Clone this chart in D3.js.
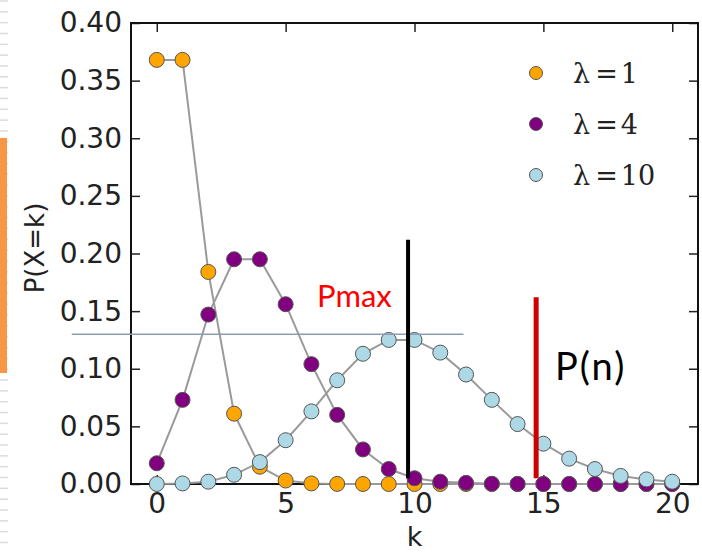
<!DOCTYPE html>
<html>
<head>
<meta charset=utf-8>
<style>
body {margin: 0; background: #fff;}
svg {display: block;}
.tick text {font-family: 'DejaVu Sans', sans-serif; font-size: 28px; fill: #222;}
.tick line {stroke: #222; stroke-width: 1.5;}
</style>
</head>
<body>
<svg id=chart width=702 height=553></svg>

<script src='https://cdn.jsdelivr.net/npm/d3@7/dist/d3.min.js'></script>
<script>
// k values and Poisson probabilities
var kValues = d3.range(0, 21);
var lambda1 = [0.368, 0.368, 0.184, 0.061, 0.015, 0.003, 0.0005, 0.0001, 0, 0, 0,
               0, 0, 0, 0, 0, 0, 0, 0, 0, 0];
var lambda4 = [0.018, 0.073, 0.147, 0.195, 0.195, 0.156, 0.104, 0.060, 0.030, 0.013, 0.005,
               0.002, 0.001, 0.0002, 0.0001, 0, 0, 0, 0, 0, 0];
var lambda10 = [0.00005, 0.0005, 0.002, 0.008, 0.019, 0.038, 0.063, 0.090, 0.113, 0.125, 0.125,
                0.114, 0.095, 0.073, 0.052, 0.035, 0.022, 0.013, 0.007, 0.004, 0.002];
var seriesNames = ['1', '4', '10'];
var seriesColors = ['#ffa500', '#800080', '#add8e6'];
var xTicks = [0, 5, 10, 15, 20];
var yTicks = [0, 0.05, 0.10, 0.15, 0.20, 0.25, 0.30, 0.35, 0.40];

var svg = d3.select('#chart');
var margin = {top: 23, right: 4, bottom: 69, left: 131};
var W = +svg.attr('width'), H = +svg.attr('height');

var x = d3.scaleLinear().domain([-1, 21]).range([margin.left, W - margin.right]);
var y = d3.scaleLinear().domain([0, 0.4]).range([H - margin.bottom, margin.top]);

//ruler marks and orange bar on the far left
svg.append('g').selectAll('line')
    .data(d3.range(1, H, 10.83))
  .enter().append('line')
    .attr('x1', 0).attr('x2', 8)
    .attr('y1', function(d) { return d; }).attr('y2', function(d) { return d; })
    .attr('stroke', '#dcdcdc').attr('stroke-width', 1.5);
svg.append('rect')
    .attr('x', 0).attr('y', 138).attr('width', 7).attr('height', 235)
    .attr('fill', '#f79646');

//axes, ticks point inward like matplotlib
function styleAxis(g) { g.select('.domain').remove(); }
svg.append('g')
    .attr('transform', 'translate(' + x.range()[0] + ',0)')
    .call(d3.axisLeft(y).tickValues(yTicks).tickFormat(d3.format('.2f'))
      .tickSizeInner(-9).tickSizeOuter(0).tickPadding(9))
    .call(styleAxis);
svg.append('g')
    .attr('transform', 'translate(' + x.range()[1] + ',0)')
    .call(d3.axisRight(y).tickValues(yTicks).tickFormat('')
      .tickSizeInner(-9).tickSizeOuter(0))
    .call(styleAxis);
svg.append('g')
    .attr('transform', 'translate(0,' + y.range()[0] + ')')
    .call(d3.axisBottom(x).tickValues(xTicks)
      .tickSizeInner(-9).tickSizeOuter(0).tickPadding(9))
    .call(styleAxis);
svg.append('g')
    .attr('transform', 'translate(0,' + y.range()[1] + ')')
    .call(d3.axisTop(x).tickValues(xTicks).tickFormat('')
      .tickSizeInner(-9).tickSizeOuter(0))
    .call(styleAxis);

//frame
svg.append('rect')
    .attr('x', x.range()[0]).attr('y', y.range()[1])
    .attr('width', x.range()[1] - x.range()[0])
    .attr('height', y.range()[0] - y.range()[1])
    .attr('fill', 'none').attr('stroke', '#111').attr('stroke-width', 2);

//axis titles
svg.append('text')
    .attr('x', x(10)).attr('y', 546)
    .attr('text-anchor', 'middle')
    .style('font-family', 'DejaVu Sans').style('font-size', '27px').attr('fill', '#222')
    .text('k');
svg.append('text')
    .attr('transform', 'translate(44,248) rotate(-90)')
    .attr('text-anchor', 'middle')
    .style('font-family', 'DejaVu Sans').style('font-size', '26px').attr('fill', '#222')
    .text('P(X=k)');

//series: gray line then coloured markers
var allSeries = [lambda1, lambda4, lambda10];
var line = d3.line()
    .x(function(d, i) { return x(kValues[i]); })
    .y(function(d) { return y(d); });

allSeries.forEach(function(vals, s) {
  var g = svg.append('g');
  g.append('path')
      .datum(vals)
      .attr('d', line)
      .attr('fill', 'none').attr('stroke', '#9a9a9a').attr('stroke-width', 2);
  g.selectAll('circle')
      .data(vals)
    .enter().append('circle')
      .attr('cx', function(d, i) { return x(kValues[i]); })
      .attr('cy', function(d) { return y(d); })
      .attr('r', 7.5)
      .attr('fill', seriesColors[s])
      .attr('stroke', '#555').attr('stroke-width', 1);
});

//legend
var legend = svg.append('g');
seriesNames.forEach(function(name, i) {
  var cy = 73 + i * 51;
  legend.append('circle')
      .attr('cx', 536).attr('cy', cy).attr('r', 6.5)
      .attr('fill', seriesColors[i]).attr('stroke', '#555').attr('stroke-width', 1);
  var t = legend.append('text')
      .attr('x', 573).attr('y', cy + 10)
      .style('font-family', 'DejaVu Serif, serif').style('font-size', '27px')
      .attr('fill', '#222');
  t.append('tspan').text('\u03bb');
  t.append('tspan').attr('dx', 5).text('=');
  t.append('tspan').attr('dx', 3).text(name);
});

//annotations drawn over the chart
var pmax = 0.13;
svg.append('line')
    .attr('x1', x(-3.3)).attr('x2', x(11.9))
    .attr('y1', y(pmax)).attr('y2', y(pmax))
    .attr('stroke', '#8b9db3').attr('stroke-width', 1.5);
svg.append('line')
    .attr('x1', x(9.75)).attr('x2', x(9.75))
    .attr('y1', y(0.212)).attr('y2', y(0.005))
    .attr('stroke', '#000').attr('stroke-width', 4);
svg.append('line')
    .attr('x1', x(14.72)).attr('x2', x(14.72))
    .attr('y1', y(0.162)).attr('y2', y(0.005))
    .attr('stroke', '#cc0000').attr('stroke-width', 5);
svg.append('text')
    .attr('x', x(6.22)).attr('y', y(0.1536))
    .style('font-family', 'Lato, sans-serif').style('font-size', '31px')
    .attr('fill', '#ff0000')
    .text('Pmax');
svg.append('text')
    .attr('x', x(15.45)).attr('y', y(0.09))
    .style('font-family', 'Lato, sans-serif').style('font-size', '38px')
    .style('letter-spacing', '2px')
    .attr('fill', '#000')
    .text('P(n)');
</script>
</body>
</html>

________

### Task to complete
Go through the material above and print all of it exactly, except the pictures.

### Exercise output
Clone this chart in D3.js.
<!DOCTYPE html>
<html>
<head>
<meta charset=utf-8>
<style>
body {margin: 0; background: #fff;}
svg {display: block;}
.tick text {font-family: 'DejaVu Sans', sans-serif; font-size: 28px; fill: #222;}
.tick line {stroke: #222; stroke-width: 1.5;}
</style>
</head>
<body>
<svg id=chart width=702 height=553></svg>

<script src='https://cdn.jsdelivr.net/npm/d3@7/dist/d3.min.js'></script>
<script>
// k values and Poisson probabilities
var kValues = d3.range(0, 21);
var lambda1 = [0.368, 0.368, 0.184, 0.061, 0.015, 0.003, 0.0005, 0.0001, 0, 0, 0,
               0, 0, 0, 0, 0, 0, 0, 0, 0, 0];
var lambda4 = [0.018, 0.073, 0.147, 0.195, 0.195, 0.156, 0.104, 0.060, 0.030, 0.013, 0.005,
               0.002, 0.001, 0.0002, 0.0001, 0, 0, 0, 0, 0, 0];
var lambda10 = [0.00005, 0.0005, 0.002, 0.008, 0.019, 0.038, 0.063, 0.090, 0.113, 0.125, 0.125,
                0.114, 0.095, 0.073, 0.052, 0.035, 0.022, 0.013, 0.007, 0.004, 0.002];
var seriesNames = ['1', '4', '10'];
var seriesColors = ['#ffa500', '#800080', '#add8e6'];
var xTicks = [0, 5, 10, 15, 20];
var yTicks = [0, 0.05, 0.10, 0.15, 0.20, 0.25, 0.30, 0.35, 0.40];

var svg = d3.select('#chart');
var margin = {top: 23, right: 4, bottom: 69, left: 131};
var W = +svg.attr('width'), H = +svg.attr('height');

var x = d3.scaleLinear().domain([-1, 21]).range([margin.left, W - margin.right]);
var y = d3.scaleLinear().domain([0, 0.4]).range([H - margin.bottom, margin.top]);

//ruler marks and orange bar on the far left
svg.append('g').selectAll('line')
    .data(d3.range(1, H, 10.83))
  .enter().append('line')
    .attr('x1', 0).attr('x2', 8)
    .attr('y1', function(d) { return d; }).attr('y2', function(d) { return d; })
    .attr('stroke', '#dcdcdc').attr('stroke-width', 1.5);
svg.append('rect')
    .attr('x', 0).attr('y', 138).attr('width', 7).attr('height', 235)
    .attr('fill', '#f79646');

//axes, ticks point inward like matplotlib
function styleAxis(g) { g.select('.domain').remove(); }
svg.append('g')
    .attr('transform', 'translate(' + x.range()[0] + ',0)')
    .call(d3.axisLeft(y).tickValues(yTicks).tickFormat(d3.format('.2f'))
      .tickSizeInner(-9).tickSizeOuter(0).tickPadding(9))
    .call(styleAxis);
svg.append('g')
    .attr('transform', 'translate(' + x.range()[1] + ',0)')
    .call(d3.axisRight(y).tickValues(yTicks).tickFormat('')
      .tickSizeInner(-9).tickSizeOuter(0))
    .call(styleAxis);
svg.append('g')
    .attr('transform', 'translate(0,' + y.range()[0] + ')')
    .call(d3.axisBottom(x).tickValues(xTicks)
      .tickSizeInner(-9).tickSizeOuter(0).tickPadding(9))
    .call(styleAxis);
svg.append('g')
    .attr('transform', 'translate(0,' + y.range()[1] + ')')
    .call(d3.axisTop(x).tickValues(xTicks).tickFormat('')
      .tickSizeInner(-9).tickSizeOuter(0))
    .call(styleAxis);

//frame
svg.append('rect')
    .attr('x', x.range()[0]).attr('y', y.range()[1])
    .attr('width', x.range()[1] - x.range()[0])
    .attr('height', y.range()[0] - y.range()[1])
    .attr('fill', 'none').attr('stroke', '#111').attr('stroke-width', 2);

//axis titles
svg.append('text')
    .attr('x', x(10)).attr('y', 546)
    .attr('text-anchor', 'middle')
    .style('font-family', 'DejaVu Sans').style('font-size', '27px').attr('fill', '#222')
    .text('k');
svg.append('text')
    .attr('transform', 'translate(44,248) rotate(-90)')
    .attr('text-anchor', 'middle')
    .style('font-family', 'DejaVu Sans').style('font-size', '26px').attr('fill', '#222')
    .text('P(X=k)');

//series: gray line then coloured markers
var allSeries = [lambda1, lambda4, lambda10];
var line = d3.line()
    .x(function(d, i) { return x(kValues[i]); })
    .y(function(d) { return y(d); });

allSeries.forEach(function(vals, s) {
  var g = svg.append('g');
  g.append('path')
      .datum(vals)
      .attr('d', line)
      .attr('fill', 'none').attr('stroke', '#9a9a9a').attr('stroke-width', 2);
  g.selectAll('circle')
      .data(vals)
    .enter().append('circle')
      .attr('cx', function(d, i) { return x(kValues[i]); })
      .attr('cy', function(d) { return y(d); })
      .attr('r', 7.5)
      .attr('fill', seriesColors[s])
      .attr('stroke', '#555').attr('stroke-width', 1);
});

//legend
var legend = svg.append('g');
seriesNames.forEach(function(name, i) {
  var cy = 73 + i * 51;
  legend.append('circle')
      .attr('cx', 536).attr('cy', cy).attr('r', 6.5)
      .attr('fill', seriesColors[i]).attr('stroke', '#555').attr('stroke-width', 1);
  var t = legend.append('text')
      .attr('x', 573).attr('y', cy + 10)
      .style('font-family', 'DejaVu Serif, serif').style('font-size', '27px')
      .attr('fill', '#222');
  t.append('tspan').text('\u03bb');
  t.append('tspan').attr('dx', 5).text('=');
  t.append('tspan').attr('dx', 3).text(name);
});

//annotations drawn over the chart
var pmax = 0.13;
svg.append('line')
    .attr('x1', x(-3.3)).attr('x2', x(11.9))
    .attr('y1', y(pmax)).attr('y2', y(pmax))
    .attr('stroke', '#8b9db3').attr('stroke-width', 1.5);
svg.append('line')
    .attr('x1', x(9.75)).attr('x2', x(9.75))
    .attr('y1', y(0.212)).attr('y2', y(0.005))
    .attr('stroke', '#000').attr('stroke-width', 4);
svg.append('line')
    .attr('x1', x(14.72)).attr('x2', x(14.72))
    .attr('y1', y(0.162)).attr('y2', y(0.005))
    .attr('stroke', '#cc0000').attr('stroke-width', 5);
svg.append('text')
    .attr('x', x(6.22)).attr('y', y(0.1536))
    .style('font-family', 'Lato, sans-serif').style('font-size', '31px')
    .attr('fill', '#ff0000')
    .text('Pmax');
svg.append('text')
    .attr('x', x(15.45)).attr('y', y(0.09))
    .style('font-family', 'Lato, sans-serif').style('font-size', '38px')
    .style('letter-spacing', '2px')
    .attr('fill', '#000')
    .text('P(n)');
</script>
</body>
</html>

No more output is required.